Are the Iq values you logged the setpoint or measured ones?
It looks like there was a huge spike of motoring power, did the bot move due to the fault event? I know you were not present, but maybe you know if it moved from where you left it?
Do you use the brake resistor circuit?
Overall pretty strange, I also don’t know how this could happen and/or kill the DRVs. Is it possible something shorted the board? Was there any visible damage?

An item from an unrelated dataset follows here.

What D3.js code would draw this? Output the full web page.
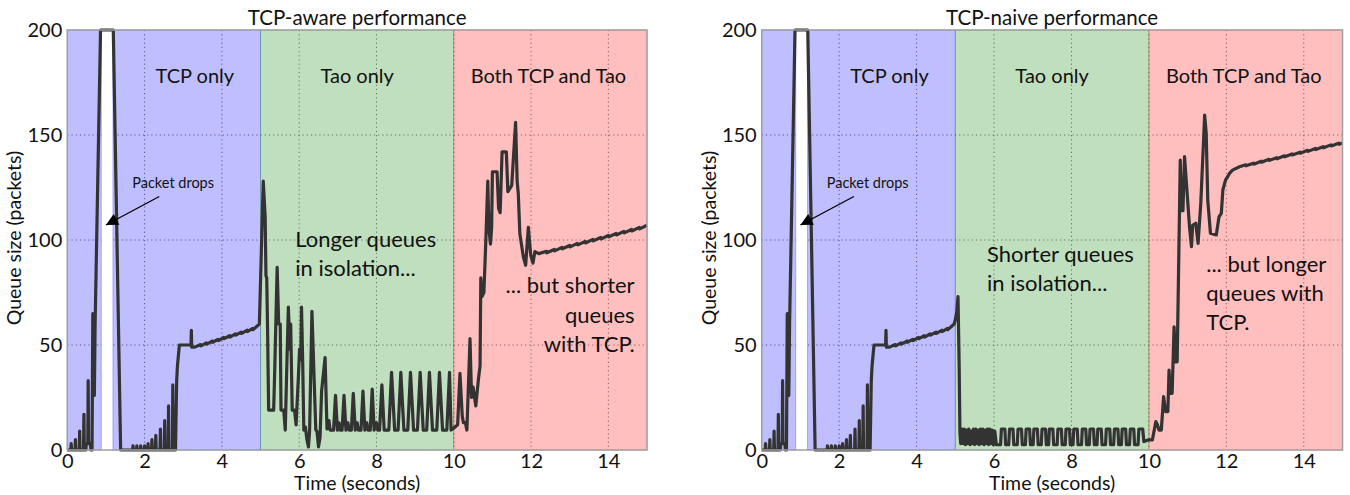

iq is iq_measured. the bot didn’t “drive away”, i can’t tell whether it moved a bit (a few turns of the motor) though, as 1 turn leads to only ~30mm of movement (on a 1.5m long vehicle)
i don’t use a brake resistor (but there was no kinetic or potential energy at the time, so i think we can exclude overvoltage?)
the power source is a 12s LiFePo4, 50Ah
A short can be excluded, as everything in the box containing the odrive is unable to move (screwed/taped down). there was also no debris or liquid of any kind inside.
no visible damage on the top side of the odrive. i will check the bottom as soon as i’m there again.

I’m also really confused, especially since there was no commanded movement and both channels behaved almost identically (first a ~0.01 turn reported pos change, 8-9A of current, then a big change in reported pos & 100A iq, then both dead)

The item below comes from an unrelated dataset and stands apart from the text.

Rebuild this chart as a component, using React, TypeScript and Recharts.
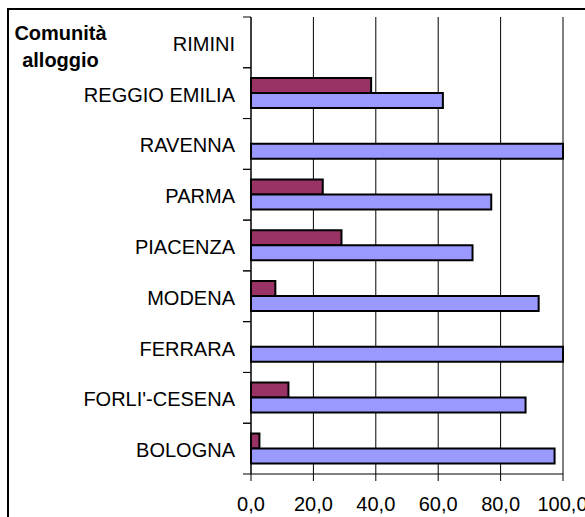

i’ll check whether the mosfets shorted vbatt (or gnd) to their gates. i guess that could kill the DRV? i had MOSFETs die before due to a slipping encoder reporting very wrong positions - but i don’t think that can be the case here, as

  1. it was stationary
  2. the encoder cannot slip anymore - it’s connected using an aluminium coupler, and i even ground a flat on the motor shaft to ensure zero possible movement
  3. the encoders are connected using shielded cables
  4. if the failure was external (mechanical) it would be unlikely to affect both channels simultaneously

All I can really think of is some sort of electrical interferance causing both channels to either get a crazy input, or get encoder interference causing encoder slip. Nothing else really affects both channels.
Whatever happened, it’s not really good that the ODrive got permanent damage.

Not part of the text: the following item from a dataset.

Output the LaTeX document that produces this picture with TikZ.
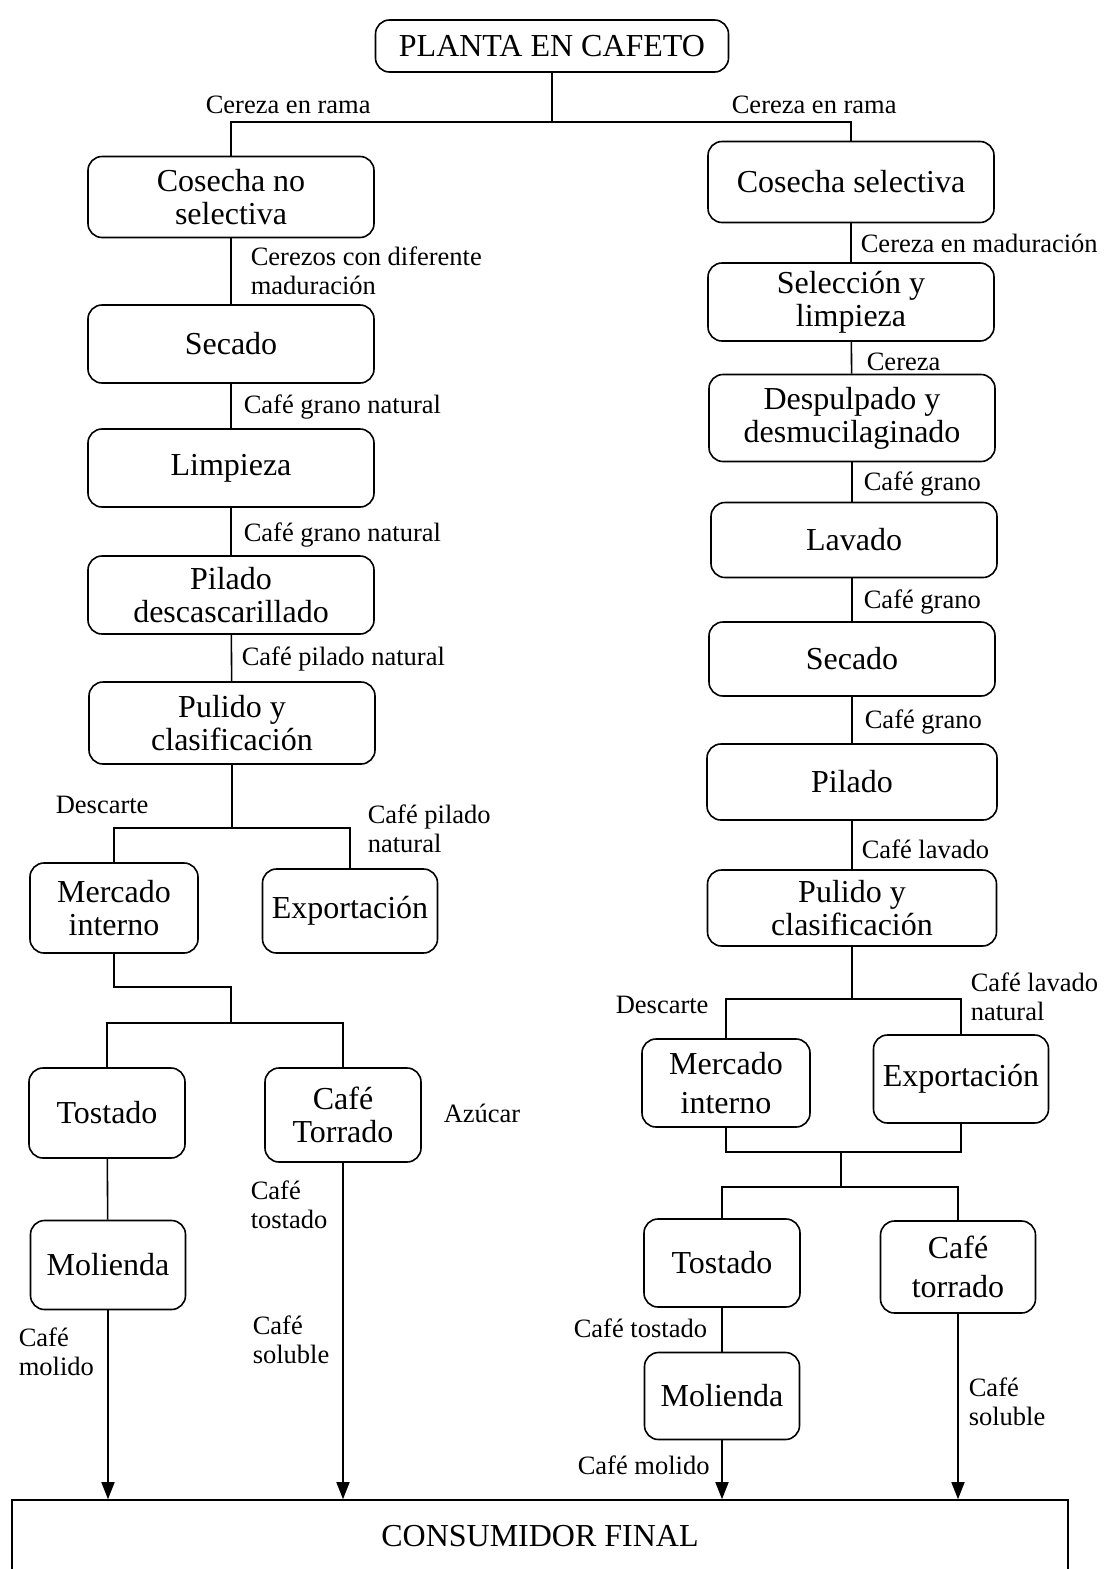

Can we send you a pair of ODrive Pro as replacements? They are much more robust and unlikely to get damaged in an event where there is an issue. Please email info@odriverobotics.com and include your original order number.

Cheers.

I was thinking of interference too, but i cannot imagine where it should have come from. There were no other electronics nearby except for the Raspberry PI controlling the bot (connected via 1x serial and 2x step/dir, powered off a USB powerbank).

I was outside at the time, with no known sources of interference nearby. I’ve been using a 10’000 Count encoder, so if the 0.6 rotations were due to interference that would mean thousands of pulses i think. I have a hard time imagining how that can happen with shielded cables. Also, it’s been working fine so far, i had the same setup (just without the gearboxes/wheels) running for hours for testing my software. The only other problem i had recently was the known bug in the ASCII protocol (ODrive stops responding over UART/ASCII - #2 by Nicholas_Schneider) which is part of why i started using STEP/DIR.

I’ll be very happy to try my setup with ODrive pro - I sent you an E-Mail with my order number. Thanks a lot!

One more thing: Did i understand correctly that even a slipping encoder shouldn’t lead to destruction of the MOSFETs? Because i had that happen twice (until i figured out that the encoder was slipping), but thought it’s expected behavior. Fortunately i bought 2 ODrives and thus was able to use one as a MOSFET donor to repair the other when that happened.